In the context of the studio, the post-digital informs our approach to history, technique, and form generation. Rather than constituting a fixed canon, we see historical works as raw material with which to work. Instead of analyzing the proportions of a Serlio plan, we cut and splice its profiles to produce new form. In terms of technique, we avoid overtly complex scripts and algorithms, focusing instead on the seemingly innocuous tidbits of daily digital life, such as “extrude,” “trim,” and “offset.” Lastly, we exploit facile modes of form generation, such as photogrammetry, which eases the pressures of origination while providing ample opportunities for formal manipulation.

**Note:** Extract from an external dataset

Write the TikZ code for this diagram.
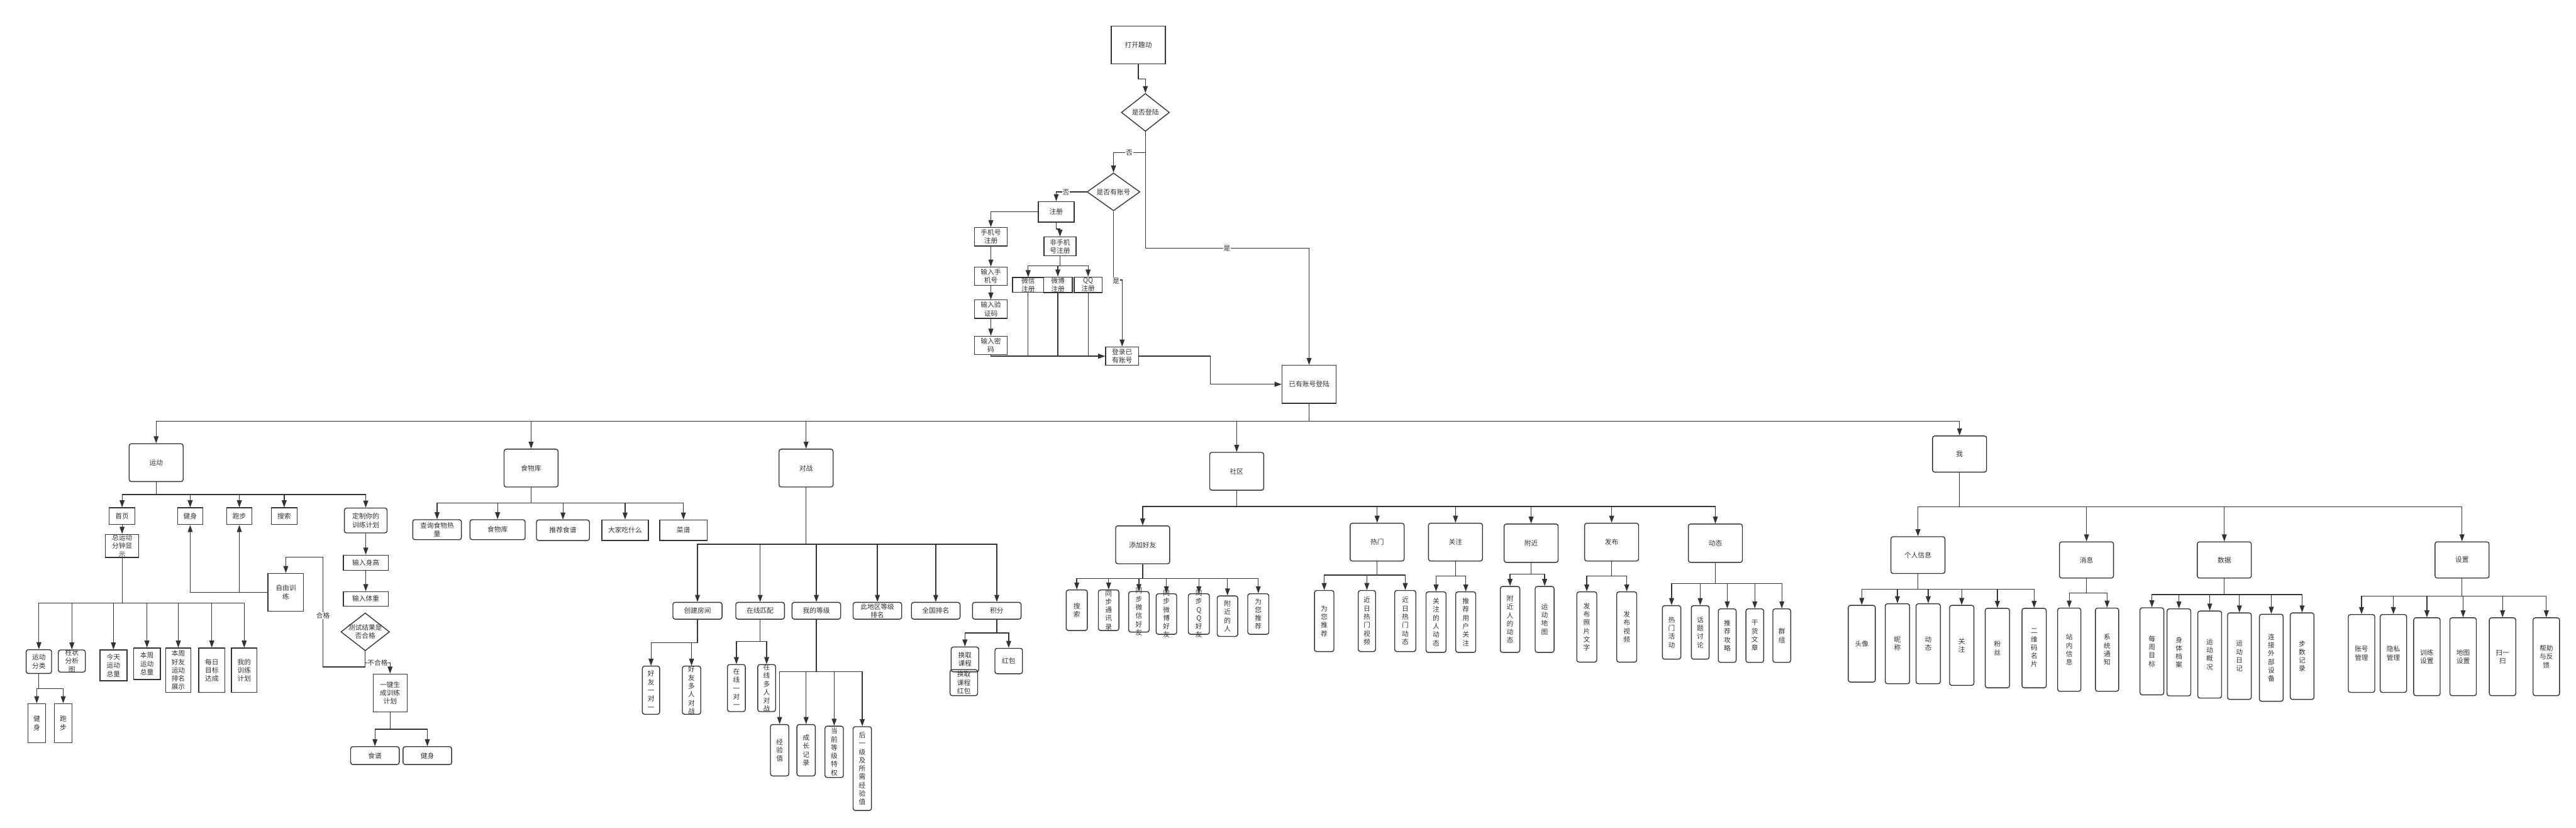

For us, digital scans are ontologically equivalent to their physical counterparts; we make no distinction between originals and copies—digital rocks are as real as physical ones, images as authentic as objects.

 

If early digital processes were loud and disruptive, initiating a flood of revolutionary thinking, current technologies spread quietly without the attention and intellectual development of mainstream digital design. To combat this, this studio carefully considers the digital processes we take for granted.  Though seemingly trivial, such processes constitute the foundations of architectural design today. The postdigital is not a Ludditic disavowal of computation, nor an ironic detachment from it; rather, it’s a bid to explore the idiosyncrasies and aesthetics of digital mediums while considering larger cultural questions that have been under addressed in digital design discourse to date.